HC Deb 05 February 1947 vol 432 cc1756-7
31. Colonel Ropner

asked the Parliamentary Secretary to the Ministry of Civil Aviation why aircraft passengers are not informed of the position of emergency exits in aircraft, and are given no instructions as to how they can be opened; and if he will ensure that the necessary action is taken to inform passengers on both these matters.

Mr. Lindgren

In accordance with the requirements of the Air Registration Board, all emergency exits together with their means of access and means of opening are adequately marked for the guidance of passengers.

Colonel Ropner

Is the hon. Gentleman aware that there is a notice "Emergency Exit" on one side of the aircraft, but no information is given to the passengers as to how to work it—whether one is supposed to pull something, push something, or put one's foot through it? No one knows how to get out of it.

Mr. Lindgren

That is not my information. My own observation in aircraft is that directions as to how to release emergency exits are displayed.

Air - Commodore Harvey

Will the Parliamentary Secretary consider issuing a notice to airmen making it compulsory for a member of the air crew, before taking off, to brief passengers on how to get out of the aeroplane in case of emergency?

Mr. Lindgren

That is done—[Interruption]—I wish hon. Members would allow me to finish my sentence—by one of the corporations, B.O.A.C. In the case of B.E.A., it was the practice, but it has been discontinued, and it never was the practice with South American Airways.
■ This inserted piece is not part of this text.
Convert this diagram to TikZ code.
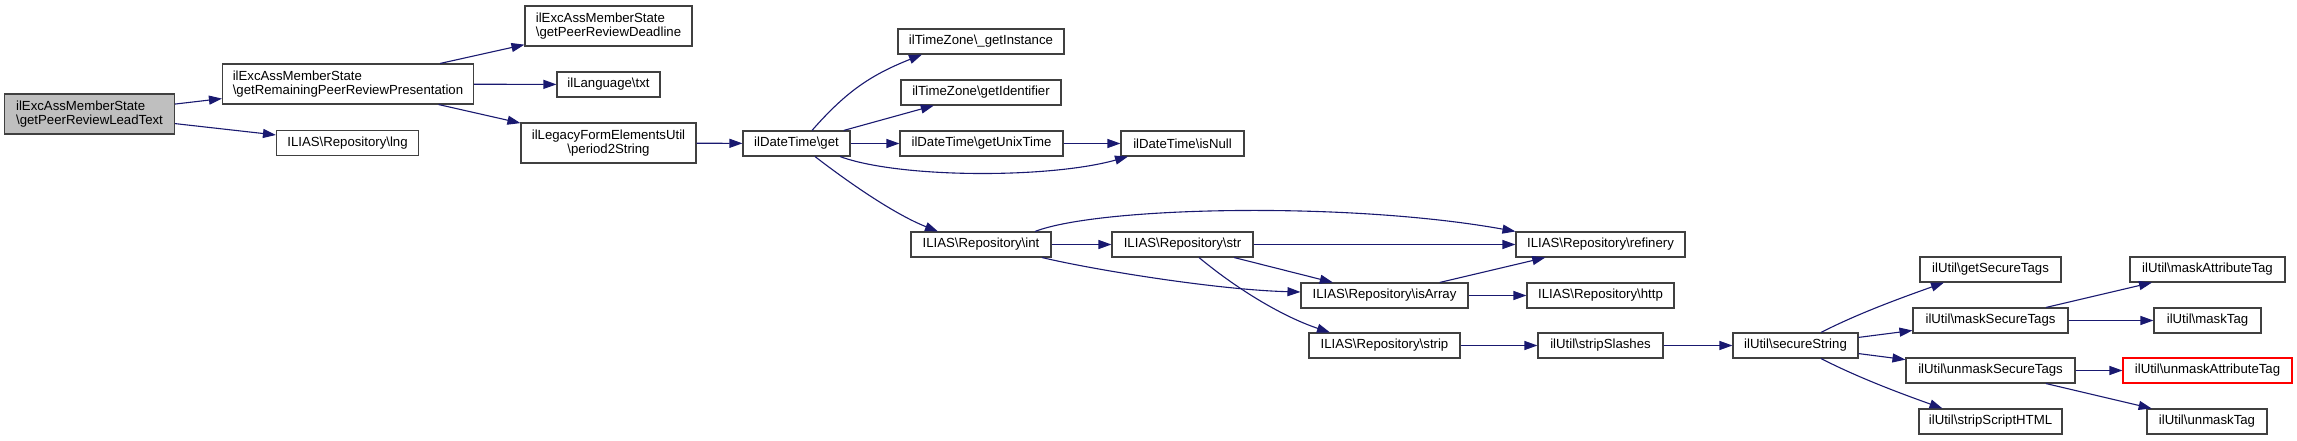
\documentclass[tikz,border=0pt]{standalone}
\usepackage{fontspec}
\setmainfont{Liberation Sans}
\usetikzlibrary{arrows.meta}
\definecolor{edgec}{HTML}{191970}
\definecolor{rootfill}{HTML}{BFBFBF}
\definecolor{nodeborder}{HTML}{404040}
\newcommand\dxbs{\textbackslash}
\newcommand\dxfont{\fontsize{13.2bp}{14bp}\selectfont}
\tikzset{
  box/.style={draw=nodeborder, line width=1.1bp, fill=white, rectangle,
    inner xsep=3bp, inner ysep=0bp, minimum height=25bp, font=\dxfont, align=center},
  boxtwo/.style={box, minimum height=40bp, align=left},
  rootbox/.style={boxtwo, fill=rootfill},
  redbox/.style={box, draw=red},
  edge/.style={draw=edgec, line width=1.1bp, -{Triangle[length=13bp,width=9bp]}},
}
\begin{document}
\begin{tikzpicture}[x=1bp, y=-1bp]
\fill[white] (0,0) rectangle (2297,441);
\useasboundingbox (0,0) rectangle (2297,441);

\node[rootbox, minimum width=170bp] (root) at (89.5,114) {ilExcAssMemberState\\\dxbs getPeerReviewLeadText};
\node[boxtwo, minimum width=251bp] (getRem) at (348,84) {ilExcAssMemberState\\\dxbs getRemainingPeerReviewPresentation};
\node[box, minimum width=142bp] (lng) at (347.5,143) {ILIAS\dxbs Repository\dxbs lng};
\node[boxtwo, minimum width=167bp] (deadline) at (608.5,26) {ilExcAssMemberState\\\dxbs getPeerReviewDeadline};
\node[box, minimum width=103bp] (txt) at (608.5,84.5) {ilLanguage\dxbs txt};
\node[boxtwo, minimum width=175bp, align=center] (period) at (608.5,143) {ilLegacyFormElementsUtil\\\dxbs period2String};
\node[box, minimum width=107bp] (get) at (796.5,143.5) {ilDateTime\dxbs get};
\node[box, minimum width=166bp] (gi) at (981,41.5) {ilTimeZone\dxbs \_getInstance};
\node[box, minimum width=160bp] (gid) at (981,92.5) {ilTimeZone\dxbs getIdentifier};
\node[box, minimum width=163bp] (gut) at (981.5,143.5) {ilDateTime\dxbs getUnixTime};
\node[box, minimum width=123bp] (isnull) at (1182.5,143.5) {ilDateTime\dxbs isNull};
\node[box, minimum width=140bp] (int) at (981,244.5) {ILIAS\dxbs Repository\dxbs int};
\node[box, minimum width=141bp] (str) at (1182.5,244.5) {ILIAS\dxbs Repository\dxbs str};
\node[box, minimum width=169bp] (refinery) at (1600.5,244.5) {ILIAS\dxbs Repository\dxbs refinery};
\node[box, minimum width=167bp] (isarray) at (1384.5,295.5) {ILIAS\dxbs Repository\dxbs isArray};
\node[box, minimum width=147bp] (http) at (1600.5,295.5) {ILIAS\dxbs Repository\dxbs http};
\node[box, minimum width=151bp] (strip) at (1384.5,345.5) {ILIAS\dxbs Repository\dxbs strip};
\node[box, minimum width=125bp] (slashes) at (1600.5,345.5) {ilUtil\dxbs stripSlashes};
\node[box, minimum width=125bp] (secure) at (1795.5,345.5) {ilUtil\dxbs secureString};
\node[box, minimum width=141bp] (getsec) at (1990.5,269.5) {ilUtil\dxbs getSecureTags};
\node[box, minimum width=155bp] (masksec) at (1990.5,320.5) {ilUtil\dxbs maskSecureTags};
\node[box, minimum width=169bp] (unmasksec) at (1990.5,370.5) {ilUtil\dxbs unmaskSecureTags};
\node[box, minimum width=143bp] (stripscript) at (1990.5,421.5) {ilUtil\dxbs stripScriptHTML};
\node[box, minimum width=155bp] (maskattr) at (2207.5,269.5) {ilUtil\dxbs maskAttributeTag};
\node[box, minimum width=107bp] (masktag) at (2207.5,320.5) {ilUtil\dxbs maskTag};
\node[redbox, minimum width=169bp] (unmaskattr) at (2207.5,370.5) {ilUtil\dxbs unmaskAttributeTag};
\node[box, minimum width=120bp] (unmasktag) at (2207,421.5) {ilUtil\dxbs unmaskTag};

% straight edges
\draw[edge] (root) -- (getRem);
\draw[edge] (root) -- (lng);
\draw[edge] (getRem) -- (deadline);
\draw[edge] (getRem) -- (txt);
\draw[edge] (getRem) -- (period);
\draw[edge] (period) -- (get);
\draw[edge] (get) -- (gid);
\draw[edge] (get) -- (gut);
\draw[edge] (gut) -- (isnull);
\draw[edge] (int) -- (str);
\draw[edge] (str) -- (refinery);
\draw[edge] (str) -- (isarray);
\draw[edge] (isarray) -- (refinery);
\draw[edge] (isarray) -- (http);
\draw[edge] (strip) -- (slashes);
\draw[edge] (slashes) -- (secure);
\draw[edge] (secure) -- (masksec);
\draw[edge] (secure) -- (unmasksec);
\draw[edge] (masksec) -- (maskattr);
\draw[edge] (masksec) -- (masktag);
\draw[edge] (unmasksec) -- (unmaskattr);
\draw[edge] (unmasksec) -- (unmasktag);

% curved edges
\draw[edge] ([xshift=15.5bp]get.north) .. controls +(35,-40) and +(-50,20) .. ([xshift=-59bp]gi.south);
\draw[edge] ([xshift=43.5bp]get.south) .. controls +(60,22) and +(-78,22) .. ([xshift=-54.5bp]isnull.south);
\draw[edge] ([xshift=18.5bp]get.south) .. controls +(35,27) and +(-43,-17) .. ([xshift=-43bp]int.north);
\draw[edge] ([xshift=54bp]int.north) .. controls +(65,-25) and +(-166,-30) .. (refinery.north west);
\draw[edge] ([xshift=61bp]int.south) .. controls +(55,13) and +(-81,-2) .. ([yshift=3.5bp]isarray.west);
\draw[edge] ([xshift=16.5bp]str.south) .. controls +(41,34) and +(-45,-15) .. ([xshift=-54.5bp]strip.north);
\draw[edge] ([xshift=25.5bp]secure.north) .. controls +(39,-20) and +(-39,14) .. ([xshift=-46.5bp]getsec.south);
\draw[edge] ([xshift=25.5bp]secure.south) .. controls +(39,20) and +(-39,-14) .. ([xshift=-48bp]stripscript.north);
\end{tikzpicture}
\end{document}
There are two schools of thought, one of which says that it is frightening to passengers, before taking off, to be told of the emergency exits, and the other of which believes it is the correct thing. The publicity given to this Question will, I am sure, cause the matter to be reconsidered.

Mr. Eden

Can we be assured by the Minister that there will be one uniform practice, that is to say, that despite this alleged effect on the nerves of passengers, they will be told how to get out if they have got to do so in an emergency?

Mr. Lindgren

We will consider that.

Mrs. Leah Manning

Is my hon. Friend aware that nobody would dream of going to sea without having proper boat drill, and that this has no effect on the nerves of the passengers; and is he aware that whenever I fly I shall spend the time looking at the window and wondering how I can squeeze through?